((

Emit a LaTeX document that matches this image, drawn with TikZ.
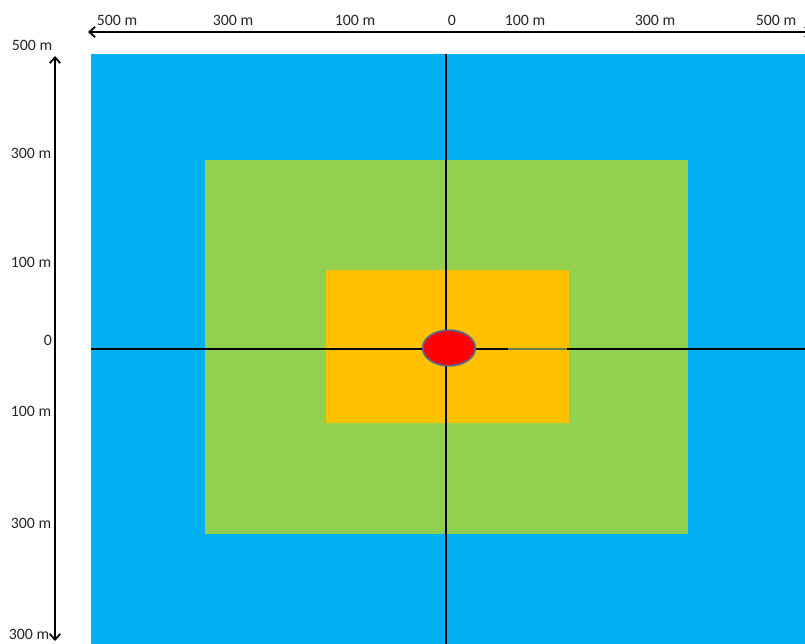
\documentclass[tikz,border=0pt]{standalone}
\usepackage{fontspec}
\setmainfont{Carlito}
\usetikzlibrary{arrows.meta, shapes.geometric}
\definecolor{zoneblue}{HTML}{00B0F0}
\definecolor{zonegreen}{HTML}{92D050}
\definecolor{zoneorange}{HTML}{FFC000}
\definecolor{siteborder}{HTML}{5A6A8C}
\definecolor{olive}{HTML}{6E7A3C}
\begin{document}
\begin{tikzpicture}[x=0.03cm, y=-0.03cm,
    tick/.style={font=\fontsize{13.5}{15}\selectfont, inner sep=0pt, text=black!85},
    axis/.style={line width=1.5pt, {Straight Barb[length=5pt,width=9pt]}-{Straight Barb[length=5pt,width=9pt]}},
    cross/.style={line width=1.5pt, black}]
  \useasboundingbox (0,0) rectangle (805,644);
  % \draw[help lines, step=50] (0,0) grid (805,644);

  % zones
  \fill[zoneblue] (91,54) rectangle (812,650);
  \fill[zonegreen] (205,160) rectangle (688,534);
  \fill[zoneorange] (326,270) rectangle (569,423);

  % cross lines
  \coordinate (ntop) at (446,54);
  \coordinate (nbot) at (446,650);
  \coordinate (wend) at (91,349);
  \coordinate (eend) at (812,349);
  \coordinate (ga) at (508,349);
  \coordinate (gb) at (567,349);
  \draw[cross] (ntop) -- (nbot);
  \draw[cross] (wend) -- (eend);
  \draw[line width=1.5pt, olive] (ga) -- (gb);

  \node[ellipse, draw=siteborder, line width=1.5pt, fill=red, inner sep=0pt,
    minimum width=1.58cm, minimum height=1.07cm] (site) at (449,348) {};

  % top axis
  \coordinate (xl) at (88,32);
  \coordinate (xr) at (812,32);
  \draw[axis] (xl) -- (xr);
  \node[tick] (x500l) at (117,20) {500 m};
  \node[tick] (x300l) at (233,20) {300 m};
  \node[tick] (x100l) at (355,20) {100 m};
  \node[tick] (x0) at (452,20) {0};
  \node[tick] (x100r) at (525,20) {100 m};
  \node[tick] (x300r) at (655,20) {300 m};
  \node[tick] (x500r) at (776,20) {500 m};

  % left axis
  \coordinate (yt) at (55,56);
  \coordinate (yb) at (55,641);
  \draw[axis] (yt) -- (yb);
  \node[tick] (y500t) at (32,45) {500 m};
  \node[tick] (y300t) at (31,153) {300 m};
  \node[tick] (y100t) at (31,262) {100 m};
  \node[tick] (y0) at (48,340) {0};
  \node[tick] (y100b) at (31,411) {100 m};
  \node[tick] (y300b) at (31,523) {300 m};
  \node[tick] (y300e) at (29,634) {300 m};
\end{tikzpicture}
\end{document}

))

▶ **Directions for this task**: Copy out each line exactly, without the pictures.

▶ **Result below**:
Emit a LaTeX document that matches this image, drawn with TikZ.
\documentclass[tikz,border=0pt]{standalone}
\usepackage{fontspec}
\setmainfont{Carlito}
\usetikzlibrary{arrows.meta, shapes.geometric}
\definecolor{zoneblue}{HTML}{00B0F0}
\definecolor{zonegreen}{HTML}{92D050}
\definecolor{zoneorange}{HTML}{FFC000}
\definecolor{siteborder}{HTML}{5A6A8C}
\definecolor{olive}{HTML}{6E7A3C}
\begin{document}
\begin{tikzpicture}[x=0.03cm, y=-0.03cm,
    tick/.style={font=\fontsize{13.5}{15}\selectfont, inner sep=0pt, text=black!85},
    axis/.style={line width=1.5pt, {Straight Barb[length=5pt,width=9pt]}-{Straight Barb[length=5pt,width=9pt]}},
    cross/.style={line width=1.5pt, black}]
  \useasboundingbox (0,0) rectangle (805,644);
  % \draw[help lines, step=50] (0,0) grid (805,644);

  % zones
  \fill[zoneblue] (91,54) rectangle (812,650);
  \fill[zonegreen] (205,160) rectangle (688,534);
  \fill[zoneorange] (326,270) rectangle (569,423);

  % cross lines
  \coordinate (ntop) at (446,54);
  \coordinate (nbot) at (446,650);
  \coordinate (wend) at (91,349);
  \coordinate (eend) at (812,349);
  \coordinate (ga) at (508,349);
  \coordinate (gb) at (567,349);
  \draw[cross] (ntop) -- (nbot);
  \draw[cross] (wend) -- (eend);
  \draw[line width=1.5pt, olive] (ga) -- (gb);

  \node[ellipse, draw=siteborder, line width=1.5pt, fill=red, inner sep=0pt,
    minimum width=1.58cm, minimum height=1.07cm] (site) at (449,348) {};

  % top axis
  \coordinate (xl) at (88,32);
  \coordinate (xr) at (812,32);
  \draw[axis] (xl) -- (xr);
  \node[tick] (x500l) at (117,20) {500 m};
  \node[tick] (x300l) at (233,20) {300 m};
  \node[tick] (x100l) at (355,20) {100 m};
  \node[tick] (x0) at (452,20) {0};
  \node[tick] (x100r) at (525,20) {100 m};
  \node[tick] (x300r) at (655,20) {300 m};
  \node[tick] (x500r) at (776,20) {500 m};

  % left axis
  \coordinate (yt) at (55,56);
  \coordinate (yb) at (55,641);
  \draw[axis] (yt) -- (yb);
  \node[tick] (y500t) at (32,45) {500 m};
  \node[tick] (y300t) at (31,153) {300 m};
  \node[tick] (y100t) at (31,262) {100 m};
  \node[tick] (y0) at (48,340) {0};
  \node[tick] (y100b) at (31,411) {100 m};
  \node[tick] (y300b) at (31,523) {300 m};
  \node[tick] (y300e) at (29,634) {300 m};
\end{tikzpicture}
\end{document}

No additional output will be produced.